(PROBLEM TO WORK ON)
Your copy of the material below should match it exactly, except that it holds no pictures.
==========
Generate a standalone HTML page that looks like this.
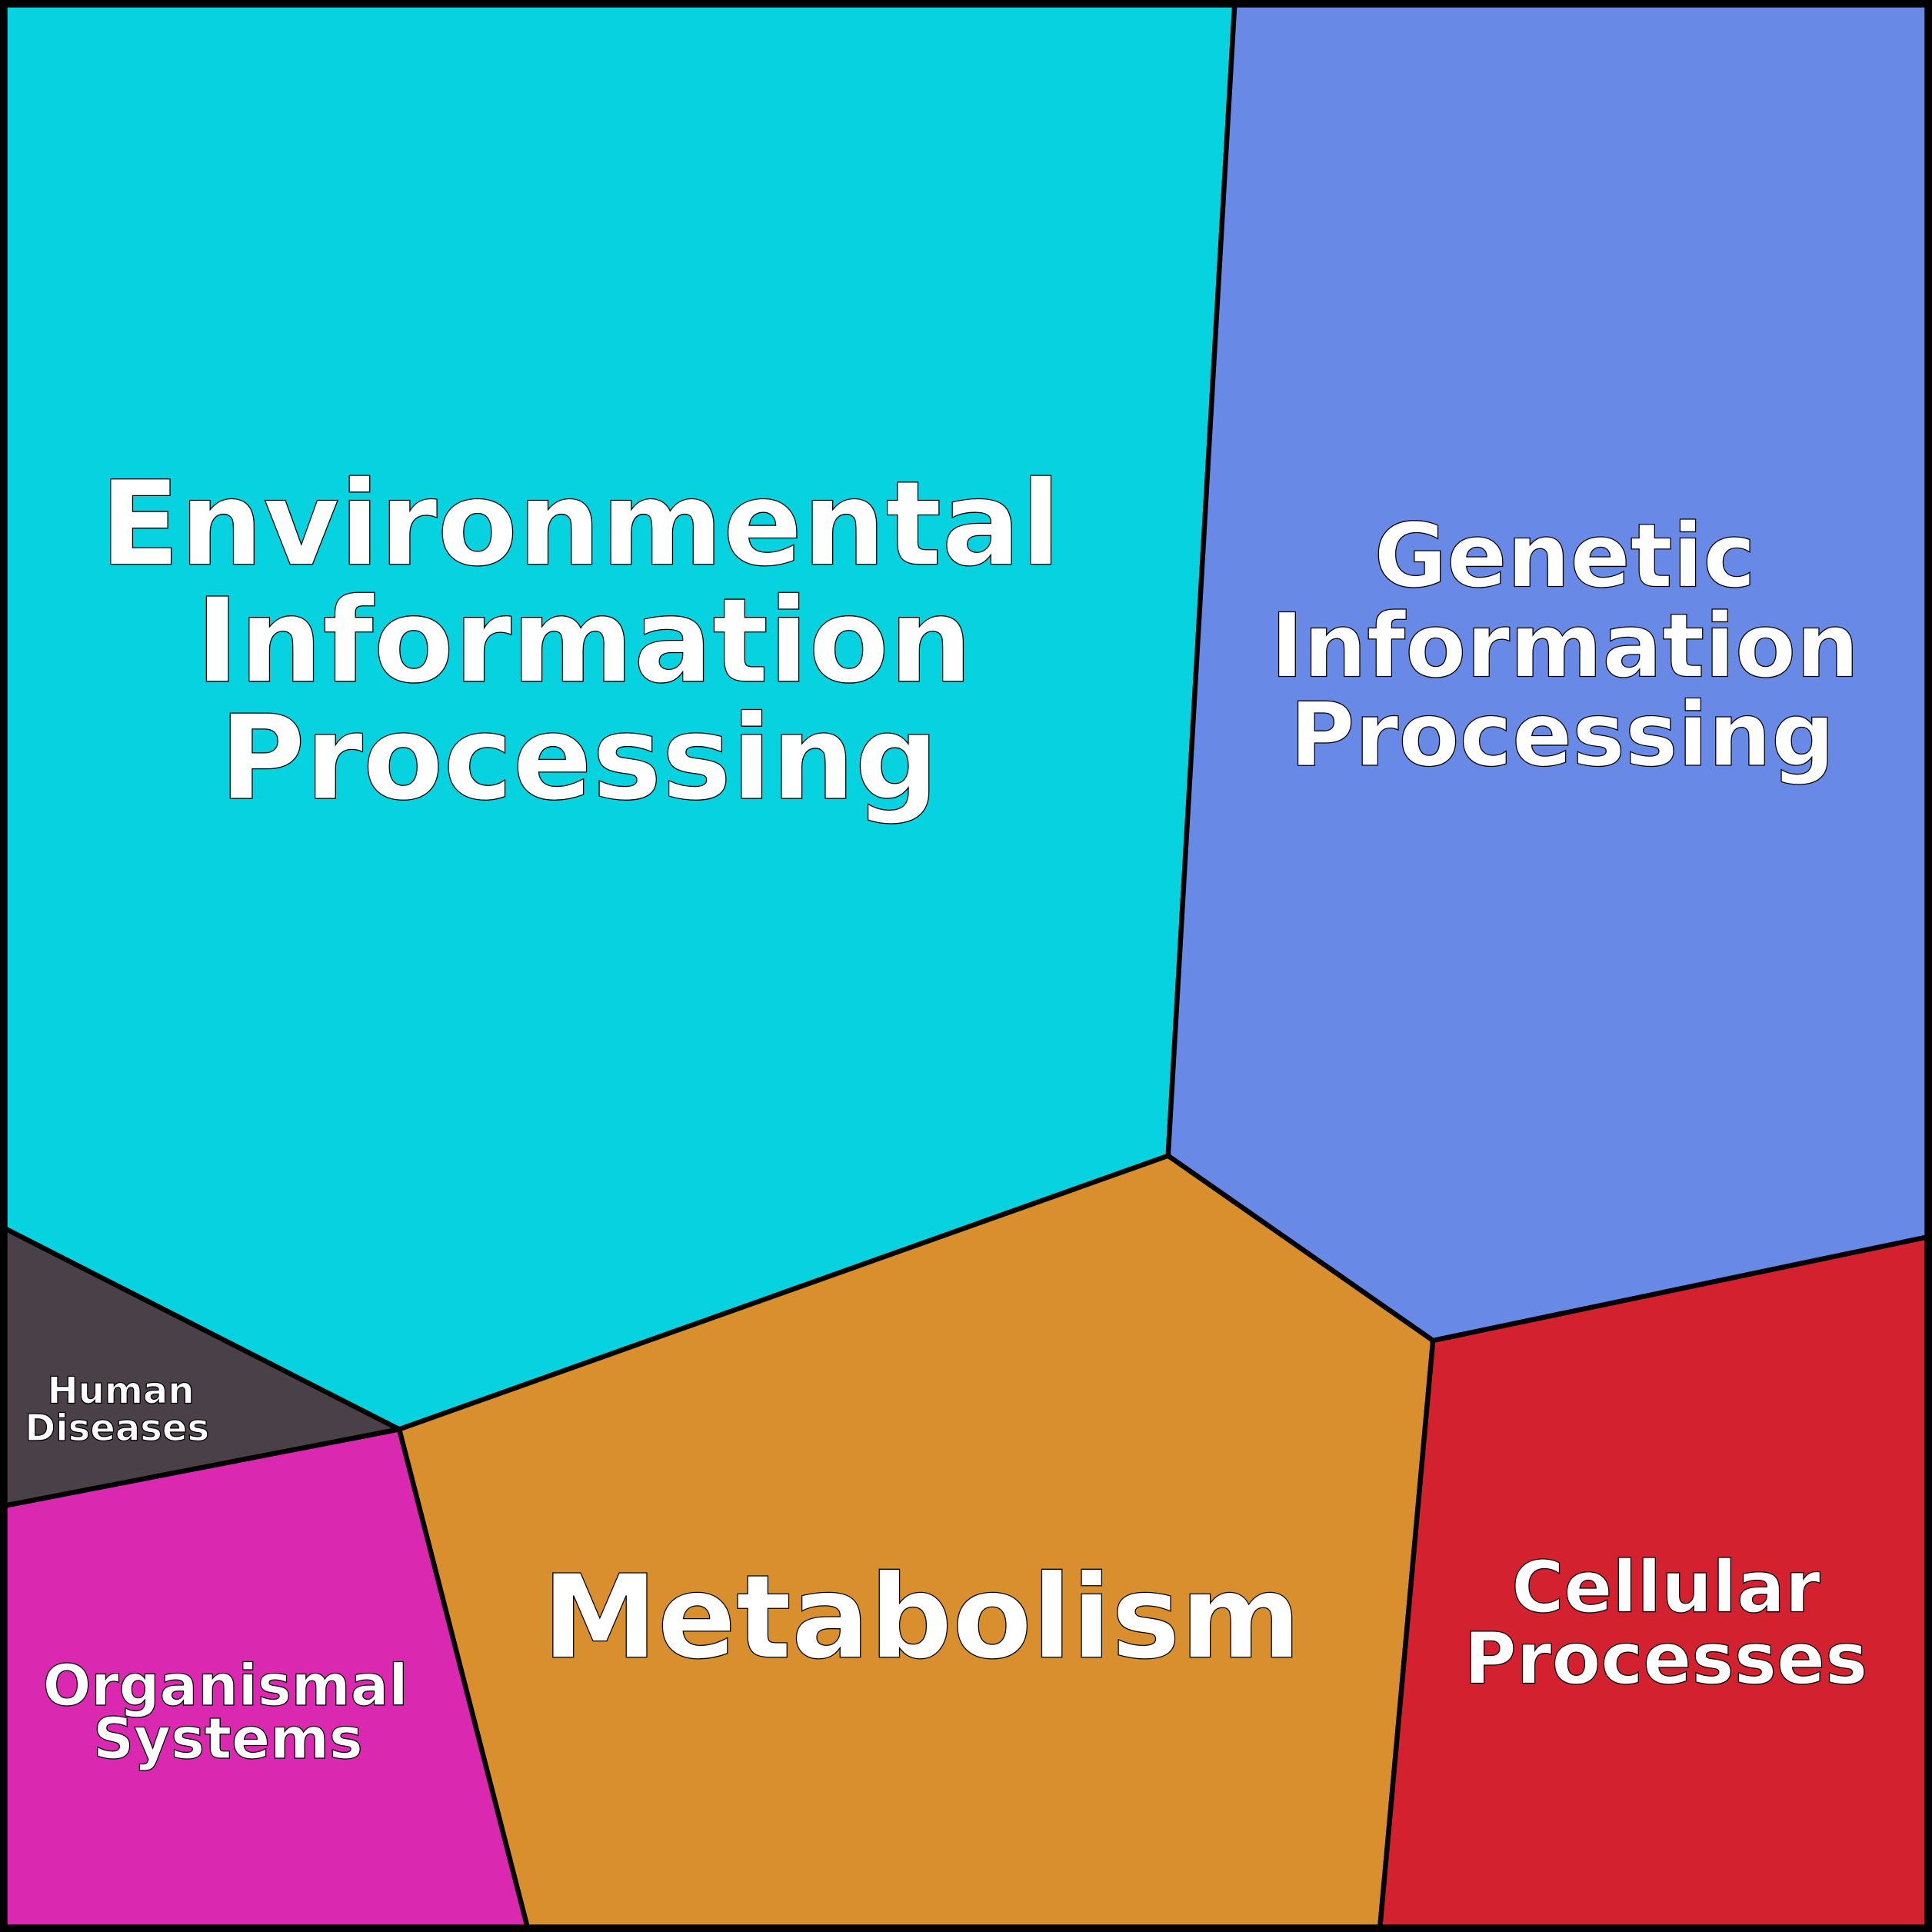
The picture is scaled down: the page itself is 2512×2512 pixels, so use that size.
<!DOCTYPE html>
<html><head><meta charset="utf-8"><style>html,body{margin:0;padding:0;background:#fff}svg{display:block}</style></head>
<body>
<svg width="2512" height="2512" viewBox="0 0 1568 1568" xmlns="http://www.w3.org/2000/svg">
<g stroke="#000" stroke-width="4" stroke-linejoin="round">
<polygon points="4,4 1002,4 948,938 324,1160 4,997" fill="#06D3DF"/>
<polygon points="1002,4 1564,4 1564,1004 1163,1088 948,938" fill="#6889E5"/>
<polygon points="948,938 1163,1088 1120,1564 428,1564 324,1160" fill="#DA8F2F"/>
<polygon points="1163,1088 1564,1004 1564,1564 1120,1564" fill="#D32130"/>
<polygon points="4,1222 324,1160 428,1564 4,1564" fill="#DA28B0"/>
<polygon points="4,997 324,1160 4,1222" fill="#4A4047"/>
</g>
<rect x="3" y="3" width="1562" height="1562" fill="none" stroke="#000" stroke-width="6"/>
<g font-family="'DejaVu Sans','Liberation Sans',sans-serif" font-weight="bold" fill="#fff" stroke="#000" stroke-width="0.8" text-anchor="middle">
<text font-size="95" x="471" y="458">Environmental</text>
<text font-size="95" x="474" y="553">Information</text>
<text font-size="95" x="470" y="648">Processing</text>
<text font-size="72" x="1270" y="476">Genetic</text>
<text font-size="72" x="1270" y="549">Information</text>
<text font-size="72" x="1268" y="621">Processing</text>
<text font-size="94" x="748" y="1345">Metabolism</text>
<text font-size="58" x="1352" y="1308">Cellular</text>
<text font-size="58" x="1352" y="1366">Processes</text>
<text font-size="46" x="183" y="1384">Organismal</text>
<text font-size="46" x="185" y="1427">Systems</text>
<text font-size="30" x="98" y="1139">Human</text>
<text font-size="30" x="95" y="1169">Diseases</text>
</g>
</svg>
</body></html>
==========
(ANSWER IN FULL)
Generate a standalone HTML page that looks like this.
The picture is scaled down: the page itself is 2512×2512 pixels, so use that size.
<!DOCTYPE html>
<html><head><meta charset="utf-8"><style>html,body{margin:0;padding:0;background:#fff}svg{display:block}</style></head>
<body>
<svg width="2512" height="2512" viewBox="0 0 1568 1568" xmlns="http://www.w3.org/2000/svg">
<g stroke="#000" stroke-width="4" stroke-linejoin="round">
<polygon points="4,4 1002,4 948,938 324,1160 4,997" fill="#06D3DF"/>
<polygon points="1002,4 1564,4 1564,1004 1163,1088 948,938" fill="#6889E5"/>
<polygon points="948,938 1163,1088 1120,1564 428,1564 324,1160" fill="#DA8F2F"/>
<polygon points="1163,1088 1564,1004 1564,1564 1120,1564" fill="#D32130"/>
<polygon points="4,1222 324,1160 428,1564 4,1564" fill="#DA28B0"/>
<polygon points="4,997 324,1160 4,1222" fill="#4A4047"/>
</g>
<rect x="3" y="3" width="1562" height="1562" fill="none" stroke="#000" stroke-width="6"/>
<g font-family="'DejaVu Sans','Liberation Sans',sans-serif" font-weight="bold" fill="#fff" stroke="#000" stroke-width="0.8" text-anchor="middle">
<text font-size="95" x="471" y="458">Environmental</text>
<text font-size="95" x="474" y="553">Information</text>
<text font-size="95" x="470" y="648">Processing</text>
<text font-size="72" x="1270" y="476">Genetic</text>
<text font-size="72" x="1270" y="549">Information</text>
<text font-size="72" x="1268" y="621">Processing</text>
<text font-size="94" x="748" y="1345">Metabolism</text>
<text font-size="58" x="1352" y="1308">Cellular</text>
<text font-size="58" x="1352" y="1366">Processes</text>
<text font-size="46" x="183" y="1384">Organismal</text>
<text font-size="46" x="185" y="1427">Systems</text>
<text font-size="30" x="98" y="1139">Human</text>
<text font-size="30" x="95" y="1169">Diseases</text>
</g>
</svg>
</body></html>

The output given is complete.